### SUPPLIED DATA
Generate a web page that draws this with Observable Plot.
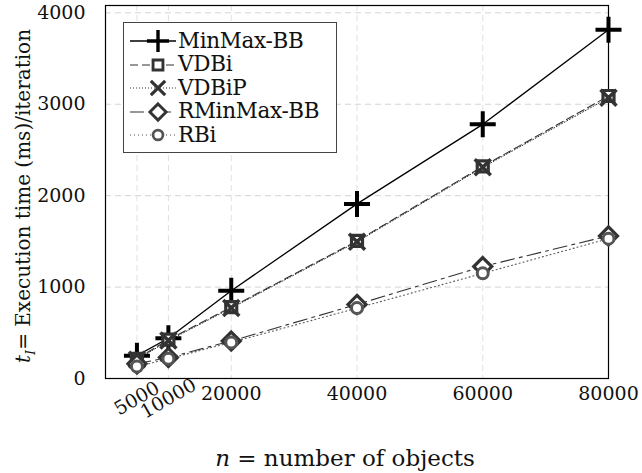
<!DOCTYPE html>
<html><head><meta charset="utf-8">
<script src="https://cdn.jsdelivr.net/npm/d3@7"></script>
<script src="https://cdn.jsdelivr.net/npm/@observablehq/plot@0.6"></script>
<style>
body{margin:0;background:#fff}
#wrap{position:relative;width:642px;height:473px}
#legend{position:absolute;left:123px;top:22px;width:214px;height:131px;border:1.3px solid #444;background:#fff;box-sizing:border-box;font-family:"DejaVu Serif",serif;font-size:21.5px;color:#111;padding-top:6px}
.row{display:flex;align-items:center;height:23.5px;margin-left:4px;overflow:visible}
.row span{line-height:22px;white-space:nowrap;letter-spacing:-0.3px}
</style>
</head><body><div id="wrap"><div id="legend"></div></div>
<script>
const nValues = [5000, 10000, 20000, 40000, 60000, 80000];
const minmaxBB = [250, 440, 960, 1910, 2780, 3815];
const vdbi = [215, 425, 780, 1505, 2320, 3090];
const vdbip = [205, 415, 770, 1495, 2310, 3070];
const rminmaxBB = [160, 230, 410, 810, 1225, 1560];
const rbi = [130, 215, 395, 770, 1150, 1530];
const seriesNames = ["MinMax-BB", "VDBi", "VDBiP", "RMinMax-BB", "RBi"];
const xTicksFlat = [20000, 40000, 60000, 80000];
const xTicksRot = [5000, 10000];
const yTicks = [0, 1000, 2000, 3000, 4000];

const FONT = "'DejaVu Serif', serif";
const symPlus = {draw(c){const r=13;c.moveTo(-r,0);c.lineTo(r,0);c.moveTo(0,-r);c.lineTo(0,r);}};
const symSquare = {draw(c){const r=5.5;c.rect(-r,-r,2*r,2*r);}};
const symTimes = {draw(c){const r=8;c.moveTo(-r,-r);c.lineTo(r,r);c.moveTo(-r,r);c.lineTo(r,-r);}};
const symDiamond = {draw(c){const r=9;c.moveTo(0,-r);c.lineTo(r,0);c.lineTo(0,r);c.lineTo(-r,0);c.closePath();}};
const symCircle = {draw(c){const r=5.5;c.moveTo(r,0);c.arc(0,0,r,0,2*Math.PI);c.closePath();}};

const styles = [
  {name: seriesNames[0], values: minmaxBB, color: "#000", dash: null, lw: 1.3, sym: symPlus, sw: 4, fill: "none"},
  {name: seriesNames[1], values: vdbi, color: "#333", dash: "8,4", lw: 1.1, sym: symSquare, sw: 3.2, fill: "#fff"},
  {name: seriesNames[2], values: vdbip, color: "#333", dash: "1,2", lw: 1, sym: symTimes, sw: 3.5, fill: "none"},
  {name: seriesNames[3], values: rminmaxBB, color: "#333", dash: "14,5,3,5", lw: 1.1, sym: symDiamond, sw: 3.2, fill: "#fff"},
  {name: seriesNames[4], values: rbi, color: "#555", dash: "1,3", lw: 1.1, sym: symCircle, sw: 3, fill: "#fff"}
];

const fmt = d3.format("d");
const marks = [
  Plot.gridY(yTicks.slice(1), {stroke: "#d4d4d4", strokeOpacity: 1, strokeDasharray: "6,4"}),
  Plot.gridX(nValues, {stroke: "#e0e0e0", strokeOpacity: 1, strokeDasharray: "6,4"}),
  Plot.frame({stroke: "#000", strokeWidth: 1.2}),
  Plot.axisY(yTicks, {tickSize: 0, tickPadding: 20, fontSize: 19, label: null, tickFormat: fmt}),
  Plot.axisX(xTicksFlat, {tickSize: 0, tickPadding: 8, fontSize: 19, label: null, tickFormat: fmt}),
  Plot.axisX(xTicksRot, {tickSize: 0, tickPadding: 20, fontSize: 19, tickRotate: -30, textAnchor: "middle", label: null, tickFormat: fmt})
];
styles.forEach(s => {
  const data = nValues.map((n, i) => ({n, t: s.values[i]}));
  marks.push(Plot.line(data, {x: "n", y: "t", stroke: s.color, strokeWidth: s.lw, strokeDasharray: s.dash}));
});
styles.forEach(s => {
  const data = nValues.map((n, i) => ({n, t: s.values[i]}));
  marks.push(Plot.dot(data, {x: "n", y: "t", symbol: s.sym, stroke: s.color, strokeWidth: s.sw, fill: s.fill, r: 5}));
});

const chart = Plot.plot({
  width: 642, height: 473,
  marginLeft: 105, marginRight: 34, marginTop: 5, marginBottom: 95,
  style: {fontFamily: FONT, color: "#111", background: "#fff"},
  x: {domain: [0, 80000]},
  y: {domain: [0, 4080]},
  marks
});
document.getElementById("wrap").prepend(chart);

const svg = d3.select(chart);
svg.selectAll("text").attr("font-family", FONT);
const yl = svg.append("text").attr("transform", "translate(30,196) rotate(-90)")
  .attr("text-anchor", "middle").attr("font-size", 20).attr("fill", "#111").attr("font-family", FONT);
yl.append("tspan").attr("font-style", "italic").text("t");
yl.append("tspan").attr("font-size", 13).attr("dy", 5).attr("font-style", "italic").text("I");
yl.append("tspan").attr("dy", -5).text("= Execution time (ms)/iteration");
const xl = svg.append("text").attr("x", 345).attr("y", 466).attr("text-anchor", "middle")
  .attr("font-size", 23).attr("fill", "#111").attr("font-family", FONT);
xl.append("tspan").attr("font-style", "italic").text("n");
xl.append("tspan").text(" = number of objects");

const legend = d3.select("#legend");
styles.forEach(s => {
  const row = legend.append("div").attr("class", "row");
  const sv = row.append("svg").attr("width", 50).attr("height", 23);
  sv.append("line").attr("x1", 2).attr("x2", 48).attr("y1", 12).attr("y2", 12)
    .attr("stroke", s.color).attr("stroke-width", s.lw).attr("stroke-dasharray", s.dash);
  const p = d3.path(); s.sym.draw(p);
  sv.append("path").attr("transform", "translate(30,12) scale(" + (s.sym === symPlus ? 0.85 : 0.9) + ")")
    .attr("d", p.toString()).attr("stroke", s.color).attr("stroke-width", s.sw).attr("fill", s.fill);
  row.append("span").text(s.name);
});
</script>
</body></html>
######
Repeat the data exactly in full, omitting its pictures.

## EXPECTED OUTPUT
Generate a web page that draws this with Observable Plot.
<!DOCTYPE html>
<html><head><meta charset="utf-8">
<script src="https://cdn.jsdelivr.net/npm/d3@7"></script>
<script src="https://cdn.jsdelivr.net/npm/@observablehq/plot@0.6"></script>
<style>
body{margin:0;background:#fff}
#wrap{position:relative;width:642px;height:473px}
#legend{position:absolute;left:123px;top:22px;width:214px;height:131px;border:1.3px solid #444;background:#fff;box-sizing:border-box;font-family:"DejaVu Serif",serif;font-size:21.5px;color:#111;padding-top:6px}
.row{display:flex;align-items:center;height:23.5px;margin-left:4px;overflow:visible}
.row span{line-height:22px;white-space:nowrap;letter-spacing:-0.3px}
</style>
</head><body><div id="wrap"><div id="legend"></div></div>
<script>
const nValues = [5000, 10000, 20000, 40000, 60000, 80000];
const minmaxBB = [250, 440, 960, 1910, 2780, 3815];
const vdbi = [215, 425, 780, 1505, 2320, 3090];
const vdbip = [205, 415, 770, 1495, 2310, 3070];
const rminmaxBB = [160, 230, 410, 810, 1225, 1560];
const rbi = [130, 215, 395, 770, 1150, 1530];
const seriesNames = ["MinMax-BB", "VDBi", "VDBiP", "RMinMax-BB", "RBi"];
const xTicksFlat = [20000, 40000, 60000, 80000];
const xTicksRot = [5000, 10000];
const yTicks = [0, 1000, 2000, 3000, 4000];

const FONT = "'DejaVu Serif', serif";
const symPlus = {draw(c){const r=13;c.moveTo(-r,0);c.lineTo(r,0);c.moveTo(0,-r);c.lineTo(0,r);}};
const symSquare = {draw(c){const r=5.5;c.rect(-r,-r,2*r,2*r);}};
const symTimes = {draw(c){const r=8;c.moveTo(-r,-r);c.lineTo(r,r);c.moveTo(-r,r);c.lineTo(r,-r);}};
const symDiamond = {draw(c){const r=9;c.moveTo(0,-r);c.lineTo(r,0);c.lineTo(0,r);c.lineTo(-r,0);c.closePath();}};
const symCircle = {draw(c){const r=5.5;c.moveTo(r,0);c.arc(0,0,r,0,2*Math.PI);c.closePath();}};

const styles = [
  {name: seriesNames[0], values: minmaxBB, color: "#000", dash: null, lw: 1.3, sym: symPlus, sw: 4, fill: "none"},
  {name: seriesNames[1], values: vdbi, color: "#333", dash: "8,4", lw: 1.1, sym: symSquare, sw: 3.2, fill: "#fff"},
  {name: seriesNames[2], values: vdbip, color: "#333", dash: "1,2", lw: 1, sym: symTimes, sw: 3.5, fill: "none"},
  {name: seriesNames[3], values: rminmaxBB, color: "#333", dash: "14,5,3,5", lw: 1.1, sym: symDiamond, sw: 3.2, fill: "#fff"},
  {name: seriesNames[4], values: rbi, color: "#555", dash: "1,3", lw: 1.1, sym: symCircle, sw: 3, fill: "#fff"}
];

const fmt = d3.format("d");
const marks = [
  Plot.gridY(yTicks.slice(1), {stroke: "#d4d4d4", strokeOpacity: 1, strokeDasharray: "6,4"}),
  Plot.gridX(nValues, {stroke: "#e0e0e0", strokeOpacity: 1, strokeDasharray: "6,4"}),
  Plot.frame({stroke: "#000", strokeWidth: 1.2}),
  Plot.axisY(yTicks, {tickSize: 0, tickPadding: 20, fontSize: 19, label: null, tickFormat: fmt}),
  Plot.axisX(xTicksFlat, {tickSize: 0, tickPadding: 8, fontSize: 19, label: null, tickFormat: fmt}),
  Plot.axisX(xTicksRot, {tickSize: 0, tickPadding: 20, fontSize: 19, tickRotate: -30, textAnchor: "middle", label: null, tickFormat: fmt})
];
styles.forEach(s => {
  const data = nValues.map((n, i) => ({n, t: s.values[i]}));
  marks.push(Plot.line(data, {x: "n", y: "t", stroke: s.color, strokeWidth: s.lw, strokeDasharray: s.dash}));
});
styles.forEach(s => {
  const data = nValues.map((n, i) => ({n, t: s.values[i]}));
  marks.push(Plot.dot(data, {x: "n", y: "t", symbol: s.sym, stroke: s.color, strokeWidth: s.sw, fill: s.fill, r: 5}));
});

const chart = Plot.plot({
  width: 642, height: 473,
  marginLeft: 105, marginRight: 34, marginTop: 5, marginBottom: 95,
  style: {fontFamily: FONT, color: "#111", background: "#fff"},
  x: {domain: [0, 80000]},
  y: {domain: [0, 4080]},
  marks
});
document.getElementById("wrap").prepend(chart);

const svg = d3.select(chart);
svg.selectAll("text").attr("font-family", FONT);
const yl = svg.append("text").attr("transform", "translate(30,196) rotate(-90)")
  .attr("text-anchor", "middle").attr("font-size", 20).attr("fill", "#111").attr("font-family", FONT);
yl.append("tspan").attr("font-style", "italic").text("t");
yl.append("tspan").attr("font-size", 13).attr("dy", 5).attr("font-style", "italic").text("I");
yl.append("tspan").attr("dy", -5).text("= Execution time (ms)/iteration");
const xl = svg.append("text").attr("x", 345).attr("y", 466).attr("text-anchor", "middle")
  .attr("font-size", 23).attr("fill", "#111").attr("font-family", FONT);
xl.append("tspan").attr("font-style", "italic").text("n");
xl.append("tspan").text(" = number of objects");

const legend = d3.select("#legend");
styles.forEach(s => {
  const row = legend.append("div").attr("class", "row");
  const sv = row.append("svg").attr("width", 50).attr("height", 23);
  sv.append("line").attr("x1", 2).attr("x2", 48).attr("y1", 12).attr("y2", 12)
    .attr("stroke", s.color).attr("stroke-width", s.lw).attr("stroke-dasharray", s.dash);
  const p = d3.path(); s.sym.draw(p);
  sv.append("path").attr("transform", "translate(30,12) scale(" + (s.sym === symPlus ? 0.85 : 0.9) + ")")
    .attr("d", p.toString()).attr("stroke", s.color).attr("stroke-width", s.sw).attr("fill", s.fill);
  row.append("span").text(s.name);
});
</script>
</body></html>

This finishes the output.